While minor textual variations do exist, they are well documented and do not affect core teachings. Most involve spelling, word order, or minor phrasing rather than meaning. No central belief depends on a disputed passage.
Historically, the Jewish community entrusted with preserving the Hebrew Scriptures maintained clear criteria for recognizing sacred texts. These standards existed long before Christianity and focused on prophetic authority, consistency, and faithful transmission. Writings outside that collection were valued for their historical insight but were not treated as Scripture.
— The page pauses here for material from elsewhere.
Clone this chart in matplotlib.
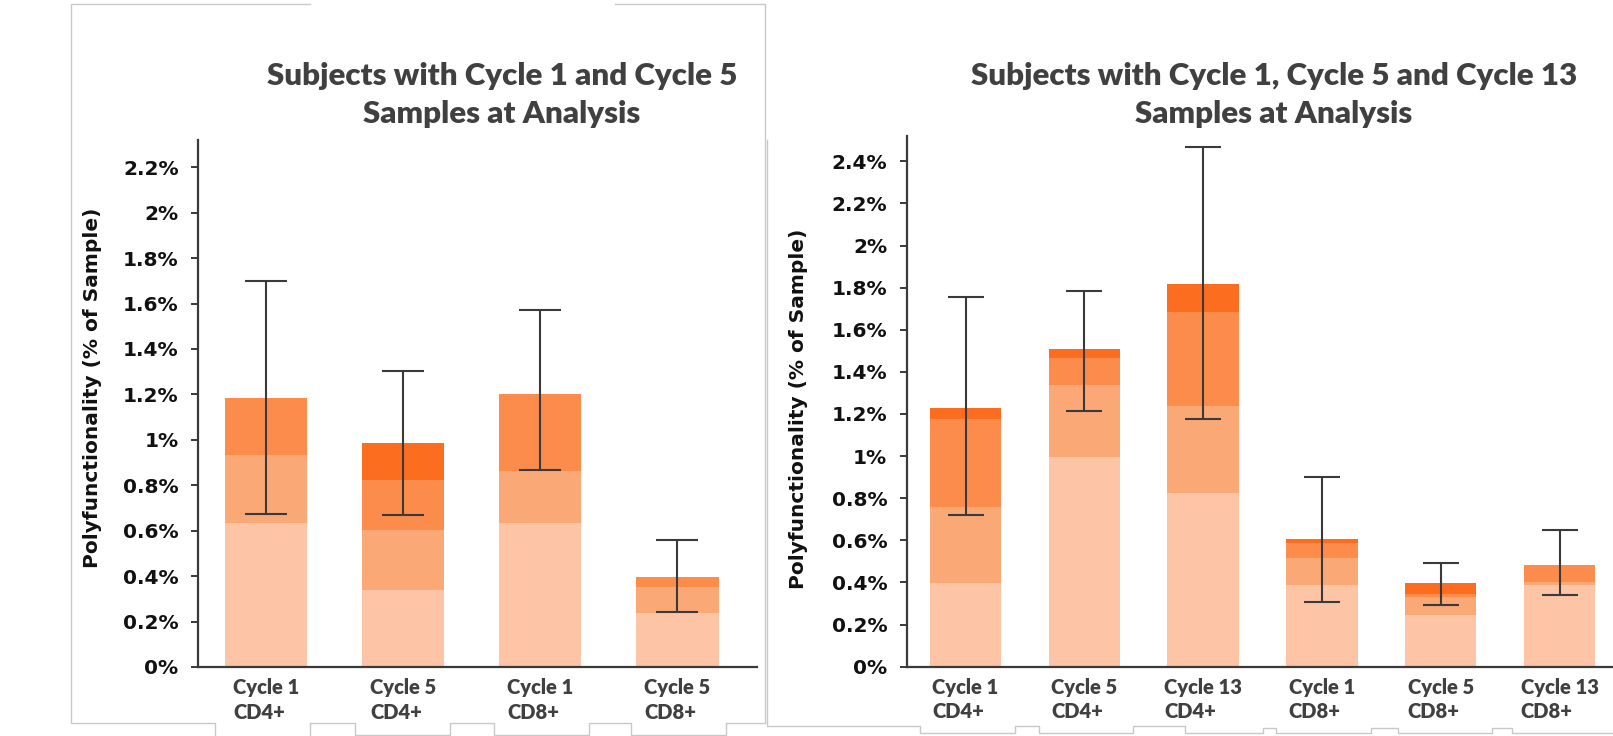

This included the Apocrypha, which was not recognized as Scripture—a view that existed before Christianity and was based on long-standing standards tied to prophetic authority and covenant identity, not later church decisions.
Taken together, the manuscript evidence shows that the Bible has not been lost, rewritten, or dependent on later restoration. Instead, it has been preserved in a way that allows its original message to be examined, tested, and translated with confidence.